Data Lineage Explained: How to Trace Data From Source to Dashboard
Someone flags a number in a board report. It does not match what you have in your database. You start digging: which model produced that figure? Where did that model pull its source data? Was there a transformation in between that might have introduced an error? How many other reports use the same upstream table?
This is the kind of investigation that data lineage is designed to cut short. Without it, the digging takes hours. With it, you have the full path in front of you before you even write a query.
What data lineage actually means
Data lineage is the record of where data comes from, how it moves through your systems, and what it is turned into along the way. It is a directed graph: nodes are datasets, tables, or columns; edges are the transformations, jobs, or queries that connect them.
A complete lineage map tells you three things. First, provenance — what is the original source of this data, and when did it last change there? Second, transformation history — what logic was applied to produce this result, and where does that logic live? Third, downstream impact — if this dataset changes, what else breaks?
That third question is the one most teams cannot answer quickly. They know their own pipelines well enough. They often have no idea what else in the organization depends on the same source.
Column-level versus table-level lineage
Table-level lineage tells you that Table B was derived from Table A. That is useful for scoping impact when an upstream table disappears or changes structure. Column-level lineage goes further: it tells you that the revenue field in your reporting model comes from the net_amount column in the transactions table, minus the refund_total column in the adjustments table.
Column-level lineage is significantly more valuable for debugging. When a specific metric is wrong, you can trace that exact field back through every transformation without reviewing the full logic of every model in the chain. Most modern transformation frameworks make this possible because they parse SQL queries to extract column-to-column mappings automatically.
How lineage gets captured in practice
There are three main approaches, and the right one depends on your stack.
Parsing-based lineage reads your SQL queries and transformation code to reconstruct data flow. This works well for teams using SQL-based transformation layers, where the query text is available and structured. The trade-off is that lineage accuracy depends on the quality of the parser — complex dynamic SQL can trip it up.
Log-based lineage captures lineage at runtime by reading warehouse query logs. This captures what actually ran, not just what was written, which makes it more complete. The downside is latency — you see what happened after it happened, not before.
API-based lineage integrates directly with tools in your stack — orchestrators, transformation layers, BI platforms — and pulls relationship data through their native APIs. This tends to be the most reliable for teams with a standardized, well-integrated stack.
Most enterprise lineage implementations combine at least two of these approaches to cover different parts of the pipeline.
Cross-system lineage: where it gets hard
Lineage within a single system is relatively tractable. Lineage that crosses system boundaries is where most teams struggle. A field in a BI tool traces back through a semantic layer, to a transformed model in the warehouse, to a raw table loaded by an ingestion pipeline, to a source system API. Each of those hops is a different tool with a different metadata format.
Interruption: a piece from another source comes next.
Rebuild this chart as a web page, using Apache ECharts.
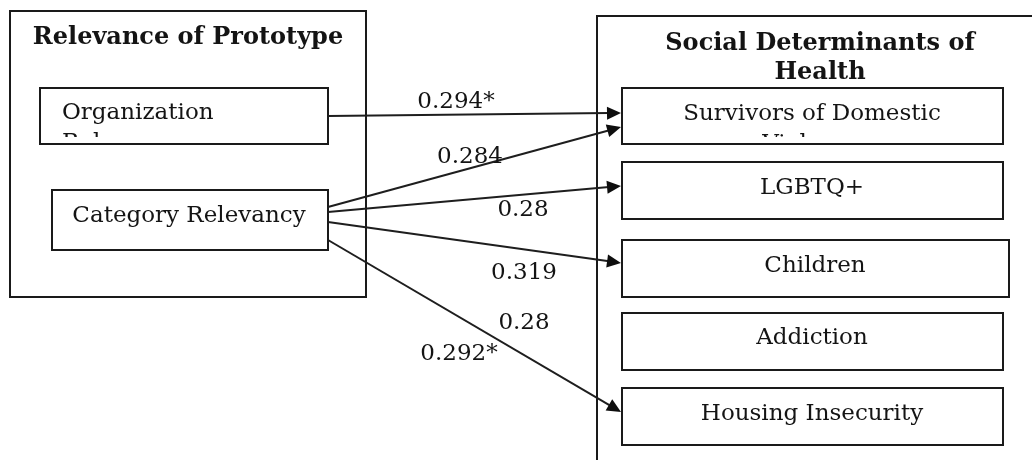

Stitching these together requires integration with each system and a common identifier scheme that links the same logical dataset across different representations. This is non-trivial to build from scratch, which is why most teams either stop at the boundary of their warehouse or adopt a platform built specifically to handle cross-system stitching.
Using lineage for impact analysis
The most immediately useful application of lineage is impact analysis before a change. When you need to rename a column, deprecate a table, or change the logic in a transformation model, lineage tells you exactly what will break before you make the change.
Without lineage, impact analysis is a manual search through documentation, Slack history, and query history — assuming any of that exists. With lineage, it is a query against a graph: show me everything downstream of this node. You get a list of affected tables, models, and reports, and you can communicate impact to affected teams before anything breaks.
Lineage as a communication tool
Beyond debugging and impact analysis, lineage is useful for onboarding. A new data engineer on your team can look at the lineage graph for a specific metric and immediately understand the full data flow — without reading through dozens of model files or asking senior engineers to explain the pipeline architecture.
It is also useful for audit purposes. Regulators and auditors often want to know where specific data came from. A lineage system that captures provenance end to end makes that question answerable in minutes rather than weeks.
Lineage is not a luxury feature. For any team operating a pipeline more complex than a handful of tables, it is foundational infrastructure — the thing that makes everything else faster.